Citigroup will pay $1 a share, or about $2.2 billion, according to people briefed on the deal.
The F.D.I.C. said that the agency would absorb losses from Wachovia above $42 billion and that it would receive $12 billion in preferred stock and warrants from Citigroup in return for assuming that risk.
“Wachovia did not fail,” the F.D.I.C. said, “rather it is to be acquired by Citigroup Inc. on an open-bank basis with assistance from the F.D.I.C.”
Under the deal, Citigroup will acquire most of Wachovia’s assets and liabilities, including $400 billion in deposits and will assume senior and subordinated debt of Wachovia, the F.D.I.C. said. Wachovia Corporation will continue to own the retail brokerage firm AG Edwards and the money management arm Evergreen.
“There will be no interruption in services and bank customers should expect business as usual,” the F.D.I.C. chairman, Sheila C. Bair, said.
The move was necessary, the F.D.I.C. said, to avoid serious fallout on economic conditions and financial stability.
“This morning’s decision was made under extraordinary circumstances with significant consultation among the regulators and Treasury,” Ms. Bair said. “This action was necessary to maintain confidence in the banking industry given current financial market conditions.”
The sale would further concentrate Americans’ bank deposits in the hands of just three banks: Bank of America, JPMorgan Chase and Citigroup. Together, those three would be so large that they would dominate the industry, with unrivaled power to set prices for their loans and services. Given their size and reach, the institutions would probably come under greater scrutiny from federal regulators. Some small and midsize banks, already under pressure, might have little choice but to seek suitors.
Wachovia has been hurt badly by its 2006 purchase of Golden West Financial, a California lender specializing in so-called pay-option mortgages. The bank also faced mounting losses on loans made to home builders and commercial real estate developers, and its acquisition of A. G. Edwards, a retail brokerage firm, turned out to be problematic. In June, Wachovia’s board ousted G. Kennedy Thompson, the bank’s longtime chief executive.
The talks with Wachovia intensified on Sunday after a weekend of negotiations in Washington over a $700 billion rescue for the banking industry. Only days earlier, federal regulators seized and sold the nation’s largest savings and loan, Washington Mutual, in one of a series of important deals that have reshaped the financial landscape.

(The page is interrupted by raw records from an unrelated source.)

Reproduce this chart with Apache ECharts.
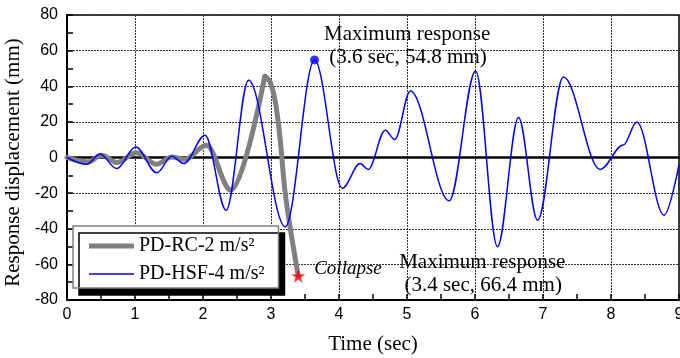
<!DOCTYPE html>
<html>
<head>
<meta charset="utf-8">
<script src="https://cdn.jsdelivr.net/npm/echarts@6/dist/echarts.min.js"></script>
<style>html,body{margin:0;padding:0;background:#fff}#c{width:680px;height:358px}</style>
</head>
<body>
<div id="c"></div>
<script>
// ---- data ----
const rcName = 'PD-RC-2 m/s\u00b2';
const hsfName = 'PD-HSF-4 m/s\u00b2';

// PD-HSF-4 (blue) time history: peaks / troughs
const hsfTime = [0, 0.29, 0.485, 0.73, 1.01, 1.32, 1.54, 1.72, 2.03, 2.34, 2.67, 3.21, 3.64, 4.05, 4.31, 4.43, 4.68, 4.82, 5.05, 5.62, 6.01, 6.33, 6.64, 6.92, 7.30, 7.84, 8.18, 8.38, 8.78, 9.0];
const hsfDisp = [0, -3.8, 1.9, -6.2, 5.9, -8.6, 0.7, -3.4, 12.5, -29.6, 43.4, -38.9, 54.8, -17.2, -3.4, -6.7, 15.3, 10.1, 37.4, -24.3, 48.6, -50.1, 22.4, -35.2, 45.2, -6.7, 7.0, 20.0, -32.4, -4.0];

// PD-RC-2 (gray) oscillation part: peaks / troughs
const rcTime = [0, 0.31, 0.51, 0.73, 1.02, 1.32, 1.54, 1.73, 2.05, 2.41, 2.91];
const rcDisp = [0, -2.5, 1.3, -2.8, 2.6, -3.8, 0.3, -1.1, 6.9, -18.3, 45.6];
// PD-RC-2 (gray) final drop to collapse
const rcDropTime = [2.91, 2.98, 3.06, 3.13, 3.20, 3.28, 3.40];
const rcDropDisp = [45.6, 43.0, 32.0, 12.0, -17.0, -39.0, -66.4];

// markers
const hsfMax = [3.64, 54.8];
const rcCollapse = [3.4, -66.4];

const xTickMin = 0, xTickMax = 9, xTickStep = 1;
const yTickMin = -80, yTickMax = 80, yTickStep = 20;

const zip = (t, v) => t.map((x, i) => [x, v[i]]);

const serif = 'Liberation Serif';
const sans = 'Liberation Sans';
const star = 'path://M50,0 L61.8,35.1 L98.1,35.1 L68.8,56.8 L79.4,91 L50,70 L20.6,91 L31.2,56.8 L1.9,35.1 L38.2,35.1 Z';
const txt = {fontFamily: serif, color: '#000', fontWeight: 'normal', textBorderWidth: 0, opacity: 1};

const chart = echarts.init(document.getElementById('c'), null, {renderer: 'canvas'});
chart.setOption({
  animation: false,
  backgroundColor: '#fff',
  grid: {left: 67, right: 1, top: 15, bottom: 58, containLabel: false, outerBoundsMode: 'none',
    show: true, borderColor: '#000', borderWidth: 1.5, backgroundColor: 'transparent'},
  legend: {
    left: 73, top: 226, orient: 'vertical',
    padding: [10, 14, 4, 16],
    itemWidth: 45, itemHeight: 14, itemGap: 8,
    backgroundColor: '#fff', borderColor: '#808080', borderWidth: 1.5,
    shadowColor: '#000', shadowBlur: 0, shadowOffsetX: 6, shadowOffsetY: 7,
    textStyle: Object.assign({fontSize: 20}, txt),
    itemStyle: {borderWidth: 0},
    data: [
      {name: rcName, icon: 'path://M0,0H90V10H0Z'},
      {name: hsfName, icon: 'path://M0,0H90V3H0Z'}
    ]
  },
  xAxis: [{
    type: 'value', min: xTickMin, max: xTickMax, interval: xTickStep,
    name: 'Time (sec)', nameLocation: 'middle', nameGap: 34,
    nameTextStyle: Object.assign({fontSize: 21}, txt),
    axisLine: {onZero: false, lineStyle: {color: '#000', width: 2}},
    axisTick: {inside: true, length: 6, lineStyle: {color: '#000', width: 1.5}},
    minorTick: {show: true, splitNumber: 2, length: 6, lineStyle: {color: '#000', width: 1.5}},
    axisLabel: {fontFamily: sans, fontSize: 16, color: '#000', margin: 7, hideOverlap: false, showMaxLabel: true, showMinLabel: true},
    splitLine: {show: true, lineStyle: {color: '#333', width: 1, type: [2, 1]}}
  }, {
    type: 'value', min: xTickMin, max: xTickMax, position: 'bottom',
    axisLine: {show: true, onZero: true, lineStyle: {color: '#000', width: 2.5}},
    axisTick: {show: false}, axisLabel: {show: false}, splitLine: {show: false}
  }],
  yAxis: {
    type: 'value', min: yTickMin, max: yTickMax, interval: yTickStep,
    name: 'Response displacement (mm)', nameLocation: 'middle', nameGap: 38,
    nameTextStyle: Object.assign({fontSize: 21, padding: [0, 10, 0, 0]}, txt),
    axisLine: {onZero: false, lineStyle: {color: '#000', width: 2}},
    axisTick: {inside: true, length: 6, lineStyle: {color: '#000', width: 1.5}},
    minorTick: {show: true, splitNumber: 2, length: 6, lineStyle: {color: '#000', width: 1.5}},
    axisLabel: {fontFamily: sans, fontSize: 16, color: '#000', margin: 9},
    splitLine: {show: true, lineStyle: {color: '#333', width: 1, type: [2, 1]}}
  },
  series: [
    {
      name: rcName, type: 'line', xAxisIndex: 0, data: zip(rcTime, rcDisp),
      smooth: 0.35, smoothMonotone: 'x', showSymbol: false, symbol: 'none',
      itemStyle: {color: '#808080'},
      lineStyle: {color: '#808080', width: 5, cap: 'round', join: 'round'}, z: 3
    },
    {
      name: rcName, type: 'line', xAxisIndex: 0, data: zip(rcDropTime, rcDropDisp),
      smooth: 0.3, showSymbol: false, symbol: 'none',
      itemStyle: {color: '#808080'},
      lineStyle: {color: '#808080', width: 5, cap: 'round', join: 'round'}, z: 3
    },
    {
      name: hsfName, type: 'line', xAxisIndex: 0, data: zip(hsfTime, hsfDisp),
      smooth: 0.35, smoothMonotone: 'x', showSymbol: false, symbol: 'none',
      itemStyle: {color: '#0000ff'},
      lineStyle: {color: '#0000ff', width: 1.5}, z: 4
    },
    {
      name: 'hsfMax', type: 'scatter', xAxisIndex: 0, data: [hsfMax],
      symbol: 'circle', symbolSize: 9, itemStyle: {color: '#0000ff'}, z: 5,
      label: Object.assign({show: true, position: [14, -32.6], align: 'left', verticalAlign: 'top',
        fontSize: 21, lineHeight: 23,
        formatter: 'Maximum response\n (3.6 sec, 54.8 mm)'}, txt)
    },
    {
      name: 'rcCollapse', type: 'scatter', xAxisIndex: 0, data: [rcCollapse],
      symbol: star, symbolSize: 14, itemStyle: {color: '#ff0000'}, z: 5,
      label: Object.assign({show: true, position: [23, 0], align: 'left', verticalAlign: 'middle',
        fontStyle: 'italic', fontSize: 19,
        formatter: 'Collapse'}, txt),
      markPoint: {
        symbol: 'circle', symbolSize: 0, silent: true,
        label: Object.assign({show: true, position: [101, -25.2], align: 'left', verticalAlign: 'top',
          fontSize: 21, lineHeight: 23,
          formatter: 'Maximum response\n (3.4 sec, 66.4 mm)'}, txt),
        data: [{coord: rcCollapse}]
      }
    }
  ]
});
</script>
</body>
</html>
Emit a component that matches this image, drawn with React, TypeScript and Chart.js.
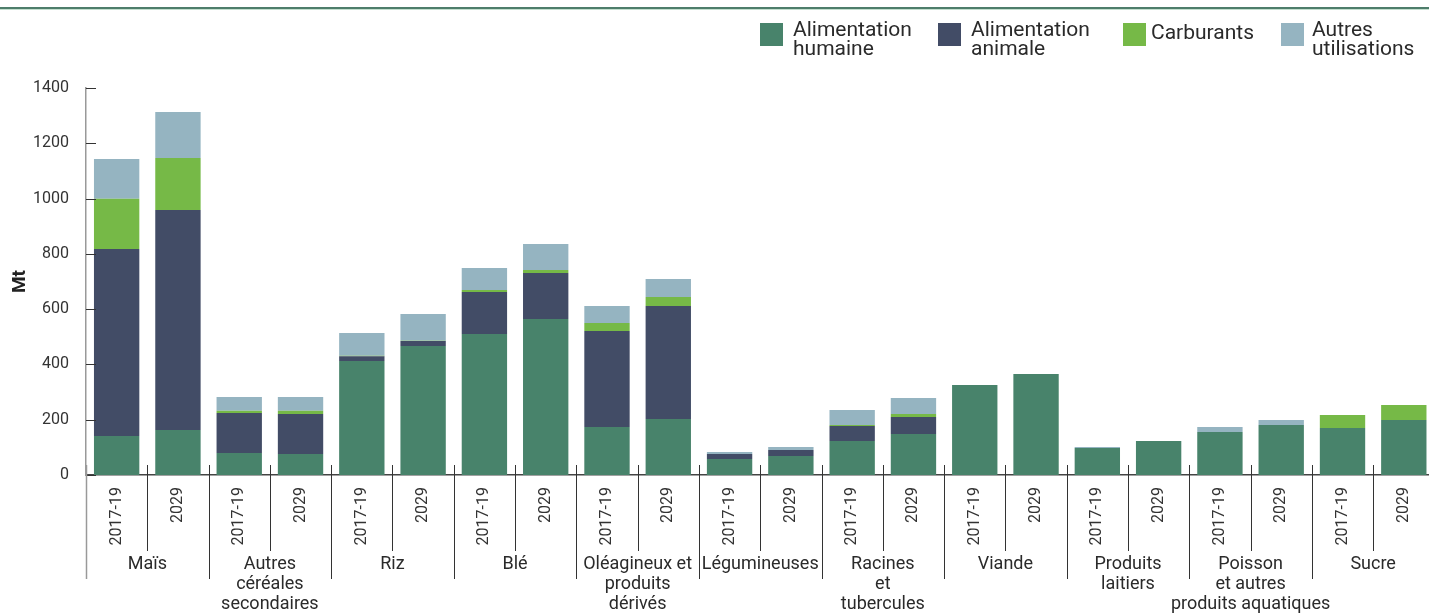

As the credit crisis has deepened, a consolidation in the financial industry that analysts have predicted for years seems to be playing out in a matter of weeks.
The impact will be felt on Main Street, Wall Street and in Washington. While the tie-ups may restore confidence in the industry, they also could leave a handful of big lenders to determine fees and interest rates on everything from home mortgages to credit cards to checking accounts. Some small and midsize banks may be unable to compete with these behemoths.